Welsh Culture and Sports Minister Ken Stakes has called upon the UK government to press for the Six Nations rugby union championship to remain protected as a free-to-air television event.
Stakes has written to Culture Secretary John Whittingdale in an effort to ensure the event remains on terrestrial television.
UK public-service broadcaster the BBC currently holds the rights in the UK to the Six Nations, with its deal set to end after the 2017 edition.
Six Nations chief executive John Feehan said in January that the championship could consider offers for the next set of rights from pay-television broadcasters, given how critical the revenue generated by the tournament is to the ‘home unions’.

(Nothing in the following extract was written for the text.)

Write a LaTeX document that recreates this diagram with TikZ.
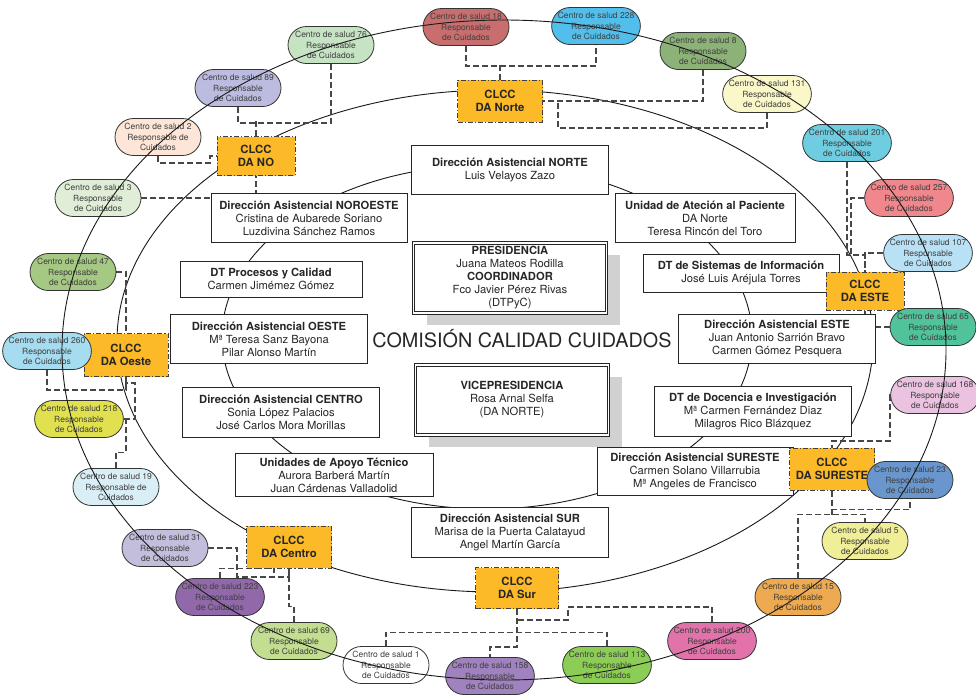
\documentclass[tikz,border=0pt]{standalone}
\usepackage{fontspec}
\setmainfont{TeX Gyre Heros}
\usetikzlibrary{shapes.misc,shadows,backgrounds}

\definecolor{clccnaranja}{HTML}{FCB928}
\definecolor{c18}{HTML}{C86E6E}
\definecolor{c228}{HTML}{52BEEB}
\definecolor{c8}{HTML}{8CB278}
\definecolor{c131}{HTML}{FAF8C8}
\definecolor{c201}{HTML}{6ECDE1}
\definecolor{c257}{HTML}{F0878C}
\definecolor{c107}{HTML}{B9E1F5}
\definecolor{c65}{HTML}{50C39B}
\definecolor{c168}{HTML}{EBC3E1}
\definecolor{c23}{HTML}{6996CD}
\definecolor{c5}{HTML}{F0EE96}
\definecolor{c15}{HTML}{EEAA50}
\definecolor{c200}{HTML}{E173AA}
\definecolor{c113}{HTML}{8CCD55}
\definecolor{c158}{HTML}{A082BE}
\definecolor{c69}{HTML}{C3DE91}
\definecolor{c223}{HTML}{9169AA}
\definecolor{c31}{HTML}{C3BEDC}
\definecolor{c19}{HTML}{DAEEF5}
\definecolor{c218}{HTML}{E1E150}
\definecolor{c260}{HTML}{A5DCF0}
\definecolor{c47}{HTML}{A5C882}
\definecolor{c3}{HTML}{E1EED7}
\definecolor{c2}{HTML}{FDE6D7}
\definecolor{c89}{HTML}{BCBCE1}
\definecolor{c76}{HTML}{C6E4C3}

\begin{document}
\begin{tikzpicture}[
        x=1pt, y=-1pt,
        dirbox/.style={draw=black!85, fill=white, line width=0.9pt, align=center, inner sep=1pt, text=black!85, font=\fontsize{11.2}{13}\selectfont},
        presbox/.style={dirbox, double=white, double distance=1.6pt, drop shadow={shadow xshift=13pt, shadow yshift=-12pt, fill=black!18, opacity=1}},
        clcc/.style={draw=black!75, fill=clccnaranja, line width=1pt, dash pattern=on 5pt off 2pt on 1.2pt off 2pt, align=center, inner sep=1pt, text=black!85, font=\bfseries\fontsize{11.3}{13.3}\selectfont},
        centro/.style={rounded rectangle, draw=black!80, line width=0.8pt, minimum width=86pt, minimum height=37pt, inner sep=0pt, align=center, text=black!75, font=\fontsize{8.5}{10.5}\selectfont},
        conn/.style={draw=black!72, line width=1.2pt, dash pattern=on 6pt off 3pt},
        curva/.style={draw=black!90, line width=0.9pt}
    ]
    \useasboundingbox (0,0) rectangle (976,694);

    % direcciones
    \node[dirbox, minimum width=197pt, minimum height=49pt] (dnorte) at (510,170) {\textbf{Dirección Asistencial NORTE}\\Luis Velayos Zazo};
    \node[dirbox, minimum width=196pt, minimum height=49pt] (dnoroeste) at (309,218) {\textbf{Dirección Asistencial NOROESTE}\\Cristina de Aubarede Soriano\\Luzdivina Sánchez Ramos};
    \node[dirbox, minimum width=180pt, minimum height=49pt] (uap) at (705,218) {\textbf{Unidad de Ateción al Paciente}\\DA Norte\\Teresa Rincón del Toro};
    \node[dirbox, minimum width=182pt, minimum height=36pt] (dtproc) at (271,279) {\textbf{DT Procesos y Calidad}\\Carmen Jimémez Gómez};
    \node[dirbox, minimum width=196pt, minimum height=38pt] (dtsis) at (741,273) {\textbf{DT de Sistemas de Información}\\José Luis Aréjula Torres};
    \node[dirbox, minimum width=197pt, minimum height=49pt] (doeste) at (269,339) {\textbf{Dirección Asistencial OESTE}\\Mª Teresa Sanz Bayona\\Pilar Alonso Martín};
    \node[dirbox, minimum width=197pt, minimum height=49pt] (deste) at (777,339) {\textbf{Dirección Asistencial ESTE}\\Juan Antonio Sarrión Bravo\\Carmen Gómez Pesquera};
    \node[dirbox, minimum width=197pt, minimum height=50pt] (dcentro) at (281,412) {\textbf{Dirección Asistencial CENTRO}\\Sonia López Palacios\\José Carlos Mora Morillas};
    \node[dirbox, minimum width=197pt, minimum height=50pt] (dtdoc) at (753,411) {\textbf{DT de Docencia e Investigación}\\Mª Carmen Fernández Diaz\\Milagros Rico Blázquez};
    \node[dirbox, minimum width=198pt, minimum height=43pt] (uat) at (334,475) {\textbf{Unidades de Apoyo Técnico}\\Aurora Barberá Martín\\Juan Cárdenas Valladolid};
    \node[dirbox, minimum width=196pt, minimum height=48pt] (dsureste) at (695,471) {\textbf{Dirección Asistencial SURESTE}\\Carmen Solano Villarrubia\\Mª Angeles de Francisco};
    \node[dirbox, minimum width=197pt, minimum height=50pt] (dsur) at (510,532) {\textbf{Dirección Asistencial SUR}\\Marisa de la Puerta Calatayud\\Angel Martín García};

    \node[presbox, minimum width=193pt, minimum height=70pt] (pres) at (510,278) {\textbf{PRESIDENCIA}\\Juana Mateos Rodilla\\\textbf{COORDINADOR}\\Fco Javier Pérez Rivas\\(DTPyC)};
    \node[presbox, minimum width=193pt, minimum height=70pt] (vice) at (512,400) {\textbf{VICEPRESIDENCIA}\\Rosa Arnal Selfa\\(DA NORTE)};
    \node[text=black!85, font=\fontsize{19.8}{22}\selectfont] (titulo) at (522,339) {COMISIÓN CALIDAD CUIDADOS};

    % CLCC
    \node[clcc, minimum width=85pt, minimum height=42pt] (cnorte) at (500,101) {CLCC\\DA Norte};
    \node[clcc, minimum width=78pt, minimum height=39pt] (cno) at (256,156) {CLCC\\DA NO};
    \node[clcc, minimum width=84pt, minimum height=43pt] (coeste) at (126,355) {CLCC\\DA Oeste};
    \node[clcc, minimum width=78pt, minimum height=38pt] (ceste) at (865,291) {CLCC\\DA ESTE};
    \node[clcc, minimum width=85pt, minimum height=42pt] (csureste) at (832,469) {CLCC\\DA SURESTE};
    \node[clcc, minimum width=85pt, minimum height=42pt] (ccentro) at (289,547) {CLCC\\DA Centro};
    \node[clcc, minimum width=83pt, minimum height=41pt] (csur) at (517,588) {CLCC\\DA Sur};

    % centros de salud
    \node[centro, fill=c18] (cs18) at (466,27) {Centro de salud 18\\Responsable\\de Cuidados};
    \node[centro, fill=c228] (cs228) at (596,26) {Centro de salud 228\\Responsable\\de Cuidados};
    \node[centro, fill=c8] (cs8) at (703,51) {Centro de salud 8\\Responsable\\de Cuidados};
    \node[centro, fill=c131] (cs131) at (767,94) {Centro de salud 131\\Responsable\\de Cuidados};
    \node[centro, fill=c201] (cs201) at (847,143) {Centro de salud 201\\Responsable\\de Cuidados};
    \node[centro, fill=c257] (cs257) at (909,198) {Centro de salud 257\\Responsable\\de Cuidados};
    \node[centro, fill=c107] (cs107) at (928,253) {Centro de salud 107\\Responsable\\de Cuidados};
    \node[centro, fill=c65] (cs65) at (933,327) {Centro de salud 65\\Responsable\\de Cuidados};
    \node[centro, fill=c168] (cs168) at (935,395) {Centro de salud 168\\Responsable\\de Cuidados};
    \node[centro, fill=c23] (cs23) at (910,480) {Centro de salud 23\\Responsable\\de Cuidados};
    \node[centro, fill=c5] (cs5) at (865,541) {Centro de salud 5\\Responsable\\de Cuidados};
    \node[centro, fill=c15] (cs15) at (798,597) {Centro de salud 15\\Responsable\\de Cuidados};
    \node[centro, fill=c200] (cs200) at (712,641) {Centro de salud 200\\Responsable\\de Cuidados};
    \node[centro, fill=c113] (cs113) at (607,665) {Centro de salud 113\\Responsable\\de Cuidados};
    \node[centro, fill=c158] (cs158) at (490,676) {Centro de salud 158\\Responsable\\de Cuidados};
    \node[centro, fill=white] (cs1) at (386,665) {Centro de salud 1\\Responsable\\de Cuidados};
    \node[centro, fill=c69] (cs69) at (294,641) {Centro de salud 69\\Responsable\\de Cuidados};
    \node[centro, fill=c223] (cs223) at (220,597) {Centro de salud 223\\Responsable\\de Cuidados};
    \node[centro, fill=c31] (cs31) at (165,548) {Centro de salud 31\\Responsable\\de Cuidados};
    \node[centro, fill=c19] (cs19) at (116,487) {Centro de salud 19\\Responsable de\\Cuidados};
    \node[centro, fill=c218] (cs218) at (79,419) {Centro de salud 218\\Responsable\\de Cuidados};
    \node[centro, fill=c260] (cs260) at (47,351) {Centro de salud 260\\Responsable\\de Cuidados};
    \node[centro, fill=c47] (cs47) at (73,272) {Centro de salud 47\\Responsable\\de Cuidados};
    \node[centro, fill=c3] (cs3) at (98,198) {Centro de salud 3\\Responsable\\de Cuidados};
    \node[centro, fill=c2] (cs2) at (158,137) {Centro de salud 2\\Responsable de\\Cuidados};
    \node[centro, fill=c89] (cs89) at (238,88) {Centro de salud 89\\Responsable\\de Cuidados};
    \node[centro, fill=c76] (cs76) at (331,45) {Centro de salud 76\\Responsable\\de Cuidados};

    \begin{scope}[on background layer]
        \draw[curva] (487,337) ellipse [x radius=265, y radius=172];
        \draw[curva] (495,341) ellipse [x radius=378, y radius=251];

        % DA NO
        \draw[conn] (cs89.south) -- ++(0,16) -| (cs76.south);
        \draw[conn] (cno.north) -- ++(0,-15);
        \draw[conn] (cs2.south) |- (210,163) |- (cno.west);
        \draw[conn] (cs3.east) -| (cno.south);
        % DA Norte
        \draw[conn] (cs18.south) -- ++(0,20) -| (cs228.south);
        \draw[conn] (cnorte.north) -- ++(0,-15);
        \draw[conn] (cs8.south) |- (cnorte.east);
        \draw[conn] (cs131.south) -- ++(0,15) -| (558,101);
        % DA ESTE
        \draw[conn] (cs201.south) -- (847,255) -| (ceste.north);
        \draw[conn] (cs257.west) -| (851,255);
        \draw[conn] (cs107.west) -| (ceste.north);
        \draw[conn] (cs65.west) -| (ceste.south);
        % DA SURESTE
        \draw[conn] (cs168.west) -| (890,441) -| (csureste.north);
        \draw[conn] (csureste.south) -- ++(0,19) -| (cs23.south);
        \draw[conn] (csureste.south) -- ++(0,24);
        \draw[conn] (cs15.north) -- ++(0,-64) -| (cs5.north);
        % DA Sur
        \draw[conn] (csur.south) -- ++(0,38) -| (cs158.north);
        \draw[conn] (cs200.north) |- (568,607) |- (csur.south |- 0,620);
        \draw[conn] (cs1.north) -- ++(0,-14) -| (cs113.north);
        % DA Centro
        \draw[conn] (cs31.east) -| (237,577) -| (ccentro.south);
        \draw[conn] (cs223.north) -- ++(0,-10) -| (274,577);
        \draw[conn] (cs69.north) -- ++(0,-16) -| (ccentro.south);
        % DA Oeste
        \draw[conn] (cs47.east) -| (coeste.north);
        \draw[conn] (cs260.south) -- ++(0,20) -| (coeste.south);
        \draw[conn] (cs218.east) -| (135,383) -| (coeste.south);
        \draw[conn] (cs19.north) -- ++(0,-16) -| (126,419);
    \end{scope}

    \draw[curva] (504,350) ellipse [x radius=442, y radius=330];
\end{tikzpicture}
\end{document}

However, according to the BBC, Stakes has warned that moving the Six Nations to pay-television could have a “very dangerous and damaging” impact on the future of the sport, with fewer young people in Wales having access to coverage of the event.
“Suddenly you're reducing the number of people watching the event, particularly young people who get inspired by watching the sport,” Skates said. “Short-term financial gain could cause longer term pain for those rugby clubs right across Wales who could see a drop-off in membership.”
Last month, the Irish government stepped up its own plans to protect Ireland’s games in the Six Nations for free-to-air television.
TheJournal.ie website said Minister for Communications Alex White launched a public consultation regarding the possible designation of Ireland’s Six Nations matches as one of three additional “events of major importance to society.”
Such a designation would ensure they remain available on a free-to-air basis for Irish television viewers under the Broadcasting Act 2009.